PRO print_results, coefs, anova_table
coef_labels = ['intercept', 'linear', 'quadratic']
PM, coef_labels, coefs, Title = $
'Least-Squares Polynomial Coefficients',$
Format = '(3a20, /,3f20.4, //)'
anova_labels = ['degrees of freedom for regression', $
'degrees of freedom for error', $
'total (corrected) degrees of freedom', $
'sum of squares for regression', $
'sum of squares for error', $
'total (corrected) sum of squares', $
'regression mean square', $
'error mean square', 'F-statistic', $
'p-value', 'R-squared (in percent)', $
'adjusted R-squared (in percent)', $
'est. standard deviation of model error', $
'overall mean of y', 'coefficient of variation (in percent)']
FOR i=0L, 14 DO PM, anova_labels(i), $
anova_table(i), Format = '(a40, f20.2)'
END
; Define the data vectors.
x = [0, 0, 1, 1, 2, 2, 4, 4, 5, 5, 6, 6, 7, 7]
y = [508.1, 498.4, 568.2, 577.3, 651.7, $
657.0, 755.3, 758.9, 787.6, 792.1, 841.4, 831.8, 854.7, 871.4]
; Call POLYREGRESS with keyword Anova_Table.
Coefs = POLYREGRESS(x, y, 2, Anova_Table = anova_table)
; Call the procedure defined above to output the results.
print_results, coefs, anova_table
This results in the following output:
Least-Squares Polynomial Coefficients
intercept linear quadratic
503.3459 78.9413 -3.9695
* * * Analysis of Variance * * *
degrees of freedom for regression 2.00
degrees of freedom for error 11.00
total (corrected) degrees of freedom 13.00
sum of squares for regression 225031.94
sum of squares for error 710.55
total (corrected) sum of squares 225742.48
regression mean square 112515.97
error mean square 64.60
F-statistic 1741.86
p-value 0.00
R-squared (in percent) 99.69
adjusted R-squared (in percent) 99.63
est. standard deviation of model error 8.04
overall mean of y 710.99
coefficient of variation (in percent) 1.13
Warning Errors
STAT_CONSTANT_YVALUES—The y values are constant. A zero order polynomial is fit. High order coefficients are set to zero.

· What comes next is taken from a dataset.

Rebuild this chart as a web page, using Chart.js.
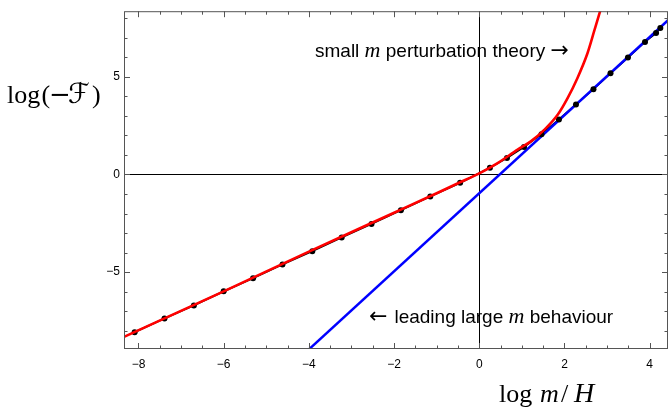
<!DOCTYPE html>
<html>
<head>
<meta charset="utf-8">
<script src="https://cdn.jsdelivr.net/npm/chart.js@4"></script>
<style>
  html, body { margin: 0; padding: 0; background: #fff; }
</style>
</head>
<body>
<canvas id="freeEnergyChart" width="672" height="409"></canvas>
<script>
// numerical results (black dots), x = log m/H, y = log(-F)
const numX = [-8.09, -7.39, -6.70, -6.00, -5.31, -4.62, -3.92, -3.23, -2.53, -1.84, -1.15, -0.45,
              0.25, 0.65, 1.05, 1.46, 1.87, 2.27, 2.68, 3.08, 3.49, 3.89, 4.15, 4.25];
const numY = [-8.07, -7.37, -6.70, -5.98, -5.31, -4.61, -3.93, -3.22, -2.53, -1.83, -1.13, -0.43,
              0.34, 0.84, 1.40, 2.06, 2.81, 3.58, 4.36, 5.17, 5.98, 6.78, 7.23, 7.49];

// small m perturbation theory (red)
const pertX = [-8.45, -6.00, -4.00, -2.00, -1.00, -0.50, 0.00, 0.44, 0.90, 1.21, 1.53, 1.84, 2.07, 2.30, 2.54, 2.70, 2.83, 2.92];
const pertY = [-8.42, -5.98, -3.95, -1.96, -0.96, -0.45, 0.05, 0.59, 1.27, 1.69, 2.29, 3.05, 3.89, 4.91, 6.20, 7.35, 8.30, 9.00];

// leading large m behaviour (blue)
const largeX = [-4.00, 4.45];
const largeY = [-8.95, 7.93];

const xTicks = [-8, -6, -4, -2, 0, 2, 4];
const yTicks = [-5, 0, 5];

const SANS = '19px "Liberation Sans", Arial, sans-serif';
const MATH_IT = 'italic 22px "Liberation Serif", serif';
const ARROW = '22px "DejaVu Sans", sans-serif';
const SERIF = '26px "Liberation Serif", serif';
const SERIF_IT = 'italic 26px "Liberation Serif", serif';
const SCRIPT = '28px "DejaVu Serif", "DejaVu Sans", serif';

function toPoints(xs, ys) {
    return xs.map((x, i) => ({ x: x, y: ys[i] }));
}

function minusLabel(v) {
    return v < 0 ? '\u2212' + Math.abs(v) : String(v);
}

// Mathematica style frame with inward ticks on all four sides
const frameTicks = {
    id: 'frameTicks',
    afterDatasetsDraw(chart) {
        const { ctx, chartArea: a, scales: { x, y } } = chart;
        ctx.save();
        ctx.strokeStyle = '#555';
        ctx.lineWidth = 1;
        ctx.strokeRect(a.left + 0.5, a.top + 0.5, a.right - a.left - 1, a.bottom - a.top - 1);
        ctx.beginPath();
        for (let v = -8; v <= 4; v += 0.5) {
            const len = xTicks.includes(v) ? 6 : 3.5;
            const px = Math.round(x.getPixelForValue(v)) + 0.5;
            ctx.moveTo(px, a.bottom);
            ctx.lineTo(px, a.bottom - len);
            ctx.moveTo(px, a.top);
            ctx.lineTo(px, a.top + len);
        }
        for (let v = -8; v <= 8; v += 1) {
            const len = yTicks.includes(v) ? 6 : 3.5;
            const py = Math.round(y.getPixelForValue(v)) + 0.5;
            ctx.moveTo(a.left, py);
            ctx.lineTo(a.left + len, py);
            ctx.moveTo(a.right, py);
            ctx.lineTo(a.right - len, py);
        }
        ctx.stroke();
        ctx.restore();
    }
};

function drawRuns(ctx, runs, x, y) {
    for (const [text, font] of runs) {
        ctx.font = font;
        ctx.fillText(text, x, y);
        x += ctx.measureText(text).width;
    }
}

// axis titles and the two annotations
const labels = {
    id: 'labels',
    afterDraw(chart) {
        const ctx = chart.ctx;
        ctx.save();
        ctx.fillStyle = '#000';
        ctx.textBaseline = 'alphabetic';
        ctx.textAlign = 'left';

        drawRuns(ctx, [['small ', SANS], ['m', MATH_IT], [' perturbation theory ', SANS], ['\u2192', ARROW]], 315, 57);
        drawRuns(ctx, [['\u2190 ', ARROW], ['leading large ', SANS], ['m', MATH_IT], [' behaviour', SANS]], 369, 323);

        // log(-F)
        ctx.font = SERIF;
        ctx.fillText('log', 7, 103);
        ctx.fillText('(', 41.5, 103);
        ctx.font = '26px "DejaVu Serif", serif';
        ctx.fillText('\u2212', 49, 103);
        ctx.font = SCRIPT;
        ctx.fillText('\u2131', 68, 103);
        const fEnd = 68 + ctx.measureText('\u2131').width;
        ctx.font = SERIF;
        ctx.fillText(')', Math.max(fEnd + 2, 88), 103);

        // log m/H
        ctx.fillText('log', 499, 402);
        ctx.font = SERIF_IT;
        ctx.fillText('m', 540, 402);
        ctx.font = SERIF;
        ctx.fillText('/', 561, 402);
        ctx.font = 'italic 28px "Liberation Serif", serif';
        ctx.fillText('H', 574, 402);
        ctx.restore();
    }
};

const tickFont = { family: '"Liberation Sans", Arial, sans-serif', size: 12 };

const ctx = document.getElementById('freeEnergyChart').getContext('2d');

const config = {
    type: 'scatter',
    data: {
        datasets: [
            {
                label: 'numerical line',
                data: toPoints(numX, numY),
                showLine: true,
                borderColor: '#000',
                borderWidth: 1.8,
                pointRadius: 0,
                clip: 0,
                order: 4
            },
            {
                label: 'leading large m',
                data: toPoints(largeX, largeY),
                showLine: true,
                borderColor: '#0000ff',
                borderWidth: 2.5,
                pointRadius: 0,
                clip: 0,
                order: 3
            },
            {
                label: 'numerical',
                data: toPoints(numX, numY),
                showLine: false,
                pointRadius: 3,
                pointBackgroundColor: '#000',
                pointBorderColor: '#000',
                pointBorderWidth: 0,
                clip: 0,
                order: 2
            },
            {
                label: 'small m perturbation theory',
                data: toPoints(pertX, pertY),
                showLine: true,
                borderColor: '#ff0000',
                borderWidth: 2.6,
                pointRadius: 0,
                cubicInterpolationMode: 'monotone',
                clip: 0,
                order: 1
            }
        ]
    },
    options: {
        responsive: false,
        animation: false,
        devicePixelRatio: 1,
        layout: { padding: { left: 0, right: 1, top: 9, bottom: 0 } },
        plugins: {
            legend: { display: false },
            tooltip: { enabled: false }
        },
        scales: {
            x: {
                type: 'linear',
                min: -8.34,
                max: 4.43,
                afterFit: s => { s.height = 60; },
                afterBuildTicks: s => { s.ticks = xTicks.map(v => ({ value: v })); },
                ticks: {
                    font: tickFont,
                    color: '#000',
                    padding: 8,
                    maxRotation: 0,
                    callback: minusLabel
                },
                grid: {
                    drawTicks: false,
                    lineWidth: 1,
                    color: c => (c.tick && c.tick.value === 0 ? '#000' : 'rgba(0,0,0,0)')
                },
                border: { display: false }
            },
            y: {
                type: 'linear',
                min: -8.93,
                max: 8.35,
                afterFit: s => { s.width = 124; },
                afterBuildTicks: s => { s.ticks = yTicks.map(v => ({ value: v })); },
                ticks: {
                    font: tickFont,
                    color: '#000',
                    padding: 4,
                    callback: minusLabel
                },
                grid: {
                    drawTicks: false,
                    lineWidth: 1,
                    color: c => (c.tick && c.tick.value === 0 ? '#000' : 'rgba(0,0,0,0)')
                },
                border: { display: false }
            }
        }
    },
    plugins: [frameTicks, labels]
};

new Chart(ctx, config);
</script>
</body>
</html>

STAT_FEW_DISTINCT_XVALUES—There are too few distinct x values to fit the desired degree polynomial. High order coefficients are set to zero.

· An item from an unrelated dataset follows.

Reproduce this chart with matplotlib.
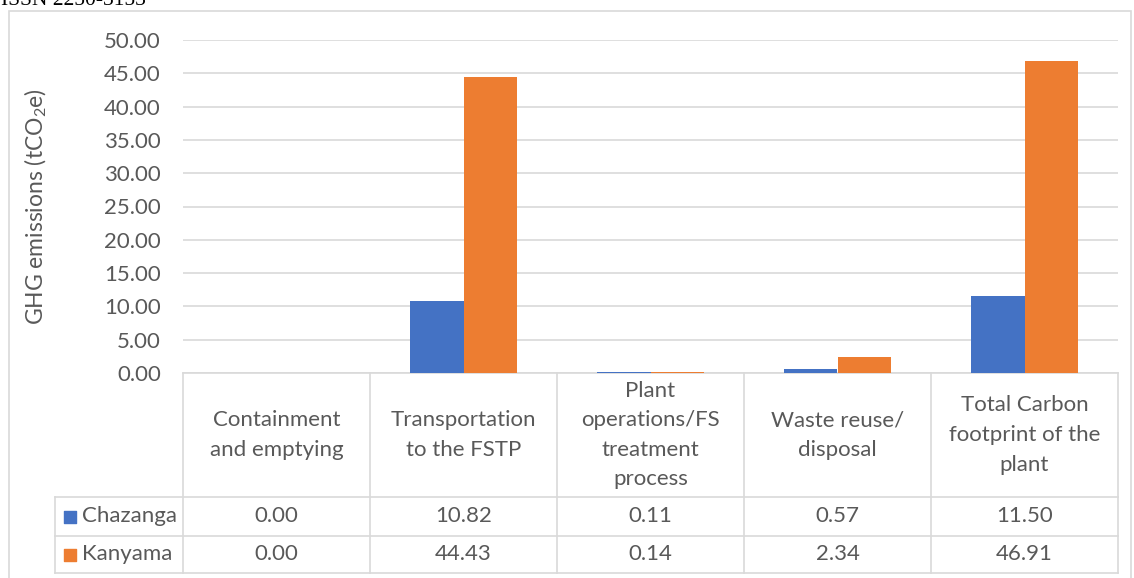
import numpy as np
import matplotlib
matplotlib.use("Agg")
import matplotlib.pyplot as plt
from matplotlib.patches import Rectangle

categories = ["Containment\nand emptying", "Transportation\nto the FSTP",
              "Plant\noperations/FS\ntreatment\nprocess", "Waste reuse/\ndisposal",
              "Total Carbon\nfootprint of the\nplant"]
series = ["Chazanga", "Kanyama"]
chazanga = [0.00, 10.82, 0.11, 0.57, 11.50]
kanyama = [0.00, 44.43, 0.14, 2.34, 46.91]
colors = ["#4472C4", "#ED7D31"]
yticks = np.arange(0, 55, 5)

plt.rcParams["font.family"] = ["Lato", "DejaVu Sans"]
plt.rcParams["mathtext.fontset"] = "custom"
plt.rcParams["mathtext.rm"] = "Lato"
plt.rcParams["mathtext.it"] = "Lato:italic"

W, H = 1134, 578
txt = "#595959"
grid = "#d9d9d9"
fs = 16

fig = plt.figure(figsize=(W / 100, H / 100), dpi=100)

# outer chart frame and page header
fig.patches.append(Rectangle((9 / W, -0.05), (1131 - 9) / W, 1.05 - 11 / H,
                             transform=fig.transFigure, fill=False,
                             edgecolor=grid, lw=1.2))
fig.text(1 / W, 1 - 5 / H, "ISSN 2250-3153", family="Liberation Serif",
         fontsize=15.5, color="black", va="baseline", ha="left")

# bar plot
ax = fig.add_axes([183 / W, 1 - 373 / H, (1118 - 183) / W, (373 - 40) / H])
x = np.arange(len(categories))
w = 0.2857
ax.bar(x - w / 2, chazanga, w, color=colors[0], zorder=3)
ax.bar(x + w / 2, kanyama, w, color=colors[1], zorder=3)
ax.set_xlim(-0.5, len(categories) - 0.5)
ax.set_ylim(0, 50)
ax.set_yticks(yticks)
ax.set_yticklabels(["%.2f" % v for v in yticks])
ax.set_xticks([])
ax.tick_params(axis="y", length=0, pad=16, labelsize=fs, labelcolor=txt)
ax.grid(axis="y", color=grid, lw=1.2, zorder=0)
for s in ["top", "right", "left"]:
    ax.spines[s].set_visible(False)
ax.spines["bottom"].set_color(grid)
ax.spines["bottom"].set_linewidth(1.2)
fig.text(36 / W, 1 - 207 / H, r"GHG emissions (tCO$_2$e)", rotation=90,
         ha="center", va="center", fontsize=16.5, color=txt)

# data table under the plot
row_edges = [373, 497, 536, 573]
leg_left = -0.5 - (183 - 55) / 187
tab = fig.add_axes([183 / W, 1 - 573 / H, (1118 - 183) / W, (573 - 373) / H])
tab.set_xlim(-0.5, len(categories) - 0.5)
tab.set_ylim(row_edges[-1], row_edges[0])
tab.axis("off")
for i in range(len(categories) + 1):
    tab.plot([i - 0.5, i - 0.5], [row_edges[0], row_edges[-1]], color=grid,
             lw=1.2, clip_on=False)
for y in row_edges[1:]:
    tab.plot([leg_left, len(categories) - 0.5], [y, y], color=grid, lw=1.2,
             clip_on=False)
tab.plot([leg_left, leg_left], [row_edges[1], row_edges[-1]], color=grid,
         lw=1.2, clip_on=False)

for i, c in enumerate(categories):
    tab.text(i, (row_edges[0] + row_edges[1]) / 2, c, ha="center", va="center",
             fontsize=fs, color=txt, linespacing=1.6)

for r, (name, vals) in enumerate(zip(series, [chazanga, kanyama])):
    yc = (row_edges[r + 1] + row_edges[r + 2]) / 2
    for i, v in enumerate(vals):
        tab.text(i, yc, "%.2f" % v, ha="center", va="center", fontsize=fs,
                 color=txt)
    tab.scatter([leg_left + 15 / 187], [yc], marker="s", s=85,
                color=colors[r], clip_on=False)
    tab.text(leg_left + 27 / 187, yc, name, ha="left", va="center",
             fontsize=fs, color=txt)

fig.savefig("out.png", dpi=100)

STAT_PERFECT_FIT—A perfect fit was obtained with a polynomial of degree less than degree. High order coefficients are set to zero.
Fatal Errors
STAT_NONNEG_WEIGHT_REQUEST_2—All weights must be nonnegative.
STAT_ALL_OBSERVATIONS_MISSING—Each (x, y) point contains NaN. There are no valid data.
STAT_CONSTANT_XVALUES—The x values are constant.